The memory crisis, dubbed by many as the RAMpocalypse, has touched nearly every corner of the tech world. Console launches have been delayed, laptop prices have climbed, and PC builders are holding off on new rigs with no clear end in sight. Now, Micron has revealed a new business model that makes it clear that relief is not coming anytime soon.
During its Q3 earnings call, CEO Sanjay Mehrotra disclosed that the company has signed 16 Strategic Customer Agreements, or SCAs, with major customers, including hyperscalers. Most of these agreements run from 2026 to 2030 and cannot be canceled. Each SCA commits a customer to purchase a set volume of memory annually over five years, within a defined price band that has both a floor and a ceiling. The floor price is set to deliver what Micron describes as "a very robust gross margin, well above our peak quarterly margins in any past cycle."
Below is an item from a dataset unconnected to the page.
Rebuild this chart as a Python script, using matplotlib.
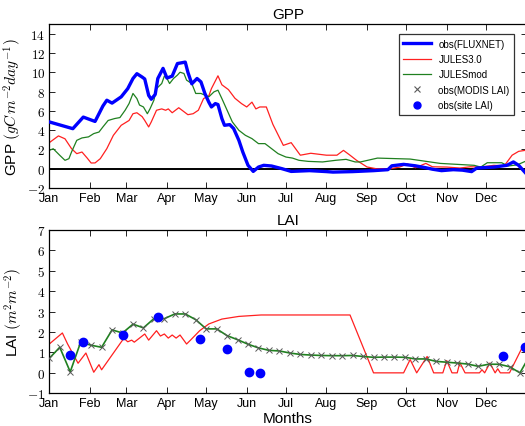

The ceiling protects customers if prices climb even higher. Customers also pay an upfront cash deposit as a fail-safe, with $18 billion in cash and $22 billion in total financial commitments already deposited across all 16 agreements. These deposits are returned quarterly but are decremented if a customer fails to purchase the committed volume.

Mehrotra said customers are willing to lock into agreements at historically high margins because memory supply shortages will take considerable time to improve. Even as industry supply is expected to grow gradually in 2028, Micron does not have a line of sight into when supply will actually catch up with demand. The SCAs account for only around 40% of Micron's revenue, meaning the company is reserving the majority of its inventory for sale at negotiated market prices.
While new fab capacity is being built, Micron's EVP of Global Operations acknowledged that even when those facilities come online around 2028, the supply-and-demand gap is not expected to close meaningfully.